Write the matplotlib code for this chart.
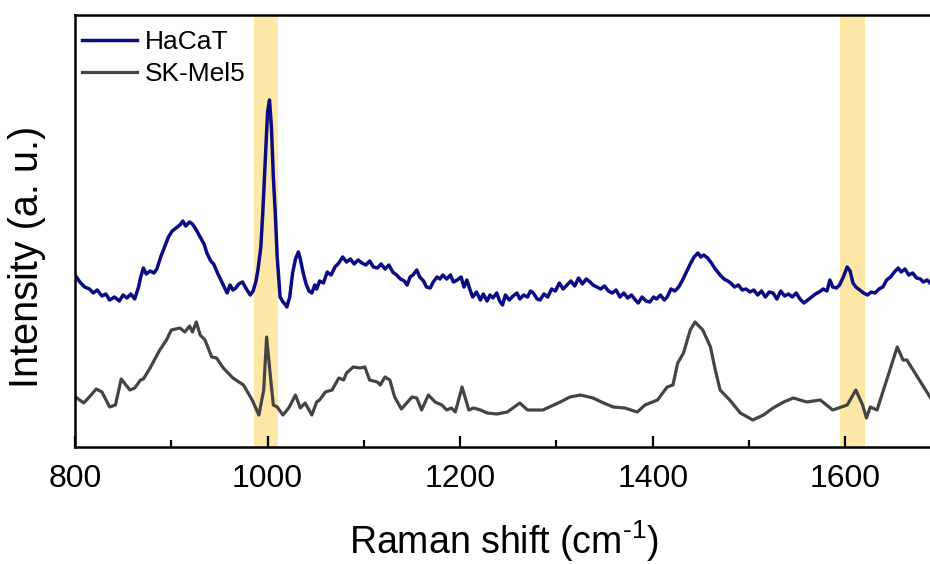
import numpy as np
import matplotlib.pyplot as plt
from matplotlib.ticker import MultipleLocator

plt.rcParams['font.family'] = ['Liberation Sans', 'DejaVu Sans']
plt.rcParams['mathtext.fontset'] = 'custom'
plt.rcParams['mathtext.rm'] = 'Liberation Sans'

# HaCaT spectrum (arbitrary units)
hacat_x = [800, 805, 810, 815, 819, 823, 828, 832, 836, 841, 846, 850, 854, 858, 862, 866, 868, 871, 874, 878,
           882, 885, 889, 893, 897, 901, 905, 909, 912, 915, 919, 922, 926, 930, 934, 937, 941, 944, 948, 952,
           955, 958, 961, 964, 967, 970, 974, 978, 982, 985, 988, 990, 993, 995, 998, 1000, 1002, 1004, 1006, 1008,
           1010, 1013, 1016, 1018, 1020, 1023, 1026, 1029, 1032, 1034, 1037, 1040, 1043, 1046, 1049, 1051, 1054, 1058, 1062, 1066,
           1070, 1074, 1078, 1082, 1086, 1090, 1094, 1098, 1102, 1106, 1110, 1114, 1118, 1122, 1126, 1130, 1134, 1138, 1142, 1145,
           1148, 1151, 1155, 1158, 1162, 1165, 1169, 1172, 1176, 1179, 1182, 1186, 1190, 1193, 1197, 1201, 1204, 1207, 1210, 1213,
           1217, 1221, 1224, 1228, 1231, 1234, 1238, 1241, 1244, 1247, 1251, 1255, 1259, 1262, 1266, 1270, 1273, 1276, 1280, 1283,
           1287, 1291, 1295, 1299, 1303, 1307, 1311, 1315, 1319, 1323, 1327, 1331, 1335, 1338, 1342, 1346, 1350, 1354, 1358, 1362,
           1366, 1370, 1374, 1378, 1382, 1385, 1389, 1393, 1397, 1401, 1404, 1408, 1412, 1415, 1419, 1423, 1427, 1431, 1435, 1439,
           1443, 1447, 1450, 1453, 1457, 1461, 1465, 1470, 1474, 1478, 1481, 1485, 1489, 1493, 1497, 1501, 1505, 1509, 1513, 1517,
           1521, 1525, 1529, 1533, 1537, 1541, 1545, 1549, 1553, 1557, 1561, 1565, 1569, 1573, 1577, 1581, 1584, 1587, 1591, 1594,
           1598, 1602, 1605, 1608, 1611, 1615, 1619, 1623, 1627, 1631, 1635, 1639, 1643, 1647, 1651, 1655, 1658, 1662, 1666, 1670,
           1674, 1678, 1681, 1685, 1688]
hacat_y = [172, 165, 160, 158, 154, 157, 151, 153, 147, 150, 146, 152, 149, 153, 148, 160, 169, 179, 173, 176,
           174, 178, 190, 200, 210, 216, 219, 222, 226, 221, 225, 223, 217, 210, 203, 194, 186, 183, 174, 166,
           160, 154, 162, 157, 159, 163, 165, 158, 152, 156, 166, 177, 200, 234, 295, 335, 347, 320, 270, 234,
           190, 150, 145, 143, 140, 150, 174, 188, 195, 188, 174, 163, 156, 154, 162, 158, 166, 164, 175, 172,
           180, 184, 190, 185, 188, 183, 187, 184, 182, 186, 180, 179, 183, 178, 182, 175, 172, 168, 166, 162,
           170, 172, 177, 170, 166, 160, 159, 165, 170, 168, 172, 168, 172, 165, 167, 170, 160, 167, 158, 150,
           155, 147, 153, 146, 152, 149, 154, 146, 142, 152, 147, 151, 154, 148, 152, 150, 156, 154, 148, 147,
           153, 150, 158, 156, 164, 158, 162, 166, 161, 169, 163, 168, 165, 162, 160, 158, 161, 156, 154, 157,
           150, 154, 149, 152, 147, 144, 150, 146, 145, 150, 148, 152, 147, 150, 158, 156, 160, 167, 175, 183,
           190, 194, 190, 192, 189, 184, 178, 172, 168, 166, 164, 160, 162, 157, 158, 155, 157, 152, 156, 150,
           155, 154, 148, 156, 151, 153, 150, 154, 148, 144, 147, 150, 153, 155, 158, 156, 167, 160, 159, 162,
           170, 180, 176, 164, 160, 157, 154, 152, 155, 154, 158, 160, 167, 170, 175, 179, 175, 178, 172, 174,
           169, 168, 165, 167, 164]

# SK-Mel5 spectrum
skmel_x = [802, 809, 814, 822, 828, 836, 842, 848, 857, 862, 868, 871, 878, 888, 895, 900, 909, 914, 919, 922,
           926, 930, 935, 942, 947, 954, 964, 975, 984, 991, 996, 999, 1003, 1006, 1010, 1016, 1022, 1029, 1034, 1039,
           1046, 1051, 1054, 1060, 1067, 1074, 1079, 1082, 1089, 1096, 1101, 1106, 1114, 1117, 1122, 1127, 1132, 1139, 1150, 1155,
           1160, 1167, 1174, 1181, 1186, 1191, 1195, 1202, 1209, 1214, 1221, 1228, 1238, 1249, 1262, 1270, 1286, 1304, 1314, 1325,
           1338, 1349, 1359, 1371, 1384, 1392, 1405, 1415, 1421, 1426, 1432, 1439, 1444, 1452, 1460, 1465, 1470, 1480, 1491, 1504,
           1515, 1525, 1536, 1546, 1560, 1574, 1587, 1602, 1611, 1618, 1622, 1626, 1633, 1644, 1654, 1660, 1664, 1675, 1688]
skmel_y = [49, 44, 49, 58, 55, 40, 42, 68, 57, 59, 67, 68, 79, 97, 107, 117, 119, 115, 121, 115,
           125, 112, 107, 90, 89, 79, 69, 62, 47, 32, 57, 110, 70, 42, 40, 32, 39, 52, 39, 44,
           32, 45, 47, 55, 57, 69, 67, 74, 80, 79, 80, 67, 65, 62, 70, 67, 50, 38, 50, 49,
           37, 52, 45, 42, 37, 39, 35, 60, 37, 39, 37, 34, 33, 35, 44, 37, 37, 45, 50, 52,
           49, 44, 40, 39, 35, 42, 47, 60, 62, 84, 94, 117, 125, 117, 100, 77, 57, 47, 34, 27,
           32, 39, 45, 49, 45, 47, 37, 42, 57, 42, 29, 40, 37, 70, 100, 87, 87, 70, 50]

bands = [(986, 1011), (1595, 1620)]

fig = plt.figure(figsize=(9.3, 5.64), dpi=100)
ax = fig.add_axes([75 / 930, 117 / 564, 1 - 75 / 930, 432 / 564])

for lo, hi in bands:
    ax.axvspan(lo, hi, color='#fde8a8', lw=0, zorder=0)

ax.plot(hacat_x, hacat_y, color='#0b0b86', lw=2.5, label='HaCaT')
ax.plot(skmel_x, skmel_y, color='#444444', lw=2.3, label='SK-Mel5')

ax.set_xlim(800, 1688)
ax.set_ylim(0, 432)
ax.set_yticks([])
ax.xaxis.set_major_locator(MultipleLocator(200))
ax.xaxis.set_minor_locator(MultipleLocator(100))
ax.tick_params(axis='x', which='major', direction='in', length=8, width=1.6, labelsize=23, pad=12)
ax.tick_params(axis='x', which='minor', direction='in', length=5, width=1.6)
for s in ['left', 'bottom', 'top']:
    ax.spines[s].set_linewidth(1.8)
ax.spines['right'].set_visible(False)

ax.set_xlabel('Raman shift (cm$^{\\text{-}1}$)', fontsize=27)
ax.xaxis.set_label_coords(0.502, -0.165)
ax.set_ylabel('Intensity (a. u.)', fontsize=28.5)
ax.yaxis.set_label_coords(-0.034, 0.44)

ax.legend(loc='upper left', bbox_to_anchor=(0.002, 0.978), frameon=False, fontsize=19,
          handlelength=2.1, borderaxespad=0, borderpad=0.2, handletextpad=0.3, labelspacing=0.32)

fig.savefig('out.png', dpi=100)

################

**Your instructions**
Emit the lines of the material exactly, from its first line to the line containing "plt.rcParams['mathtext.rm'] = 'Liberation", inclusive; leave every picture out.

**Output of the exercise**
Write the matplotlib code for this chart.
import numpy as np
import matplotlib.pyplot as plt
from matplotlib.ticker import MultipleLocator

plt.rcParams['font.family'] = ['Liberation Sans', 'DejaVu Sans']
plt.rcParams['mathtext.fontset'] = 'custom'
plt.rcParams['mathtext.rm'] = 'Liberation Sans'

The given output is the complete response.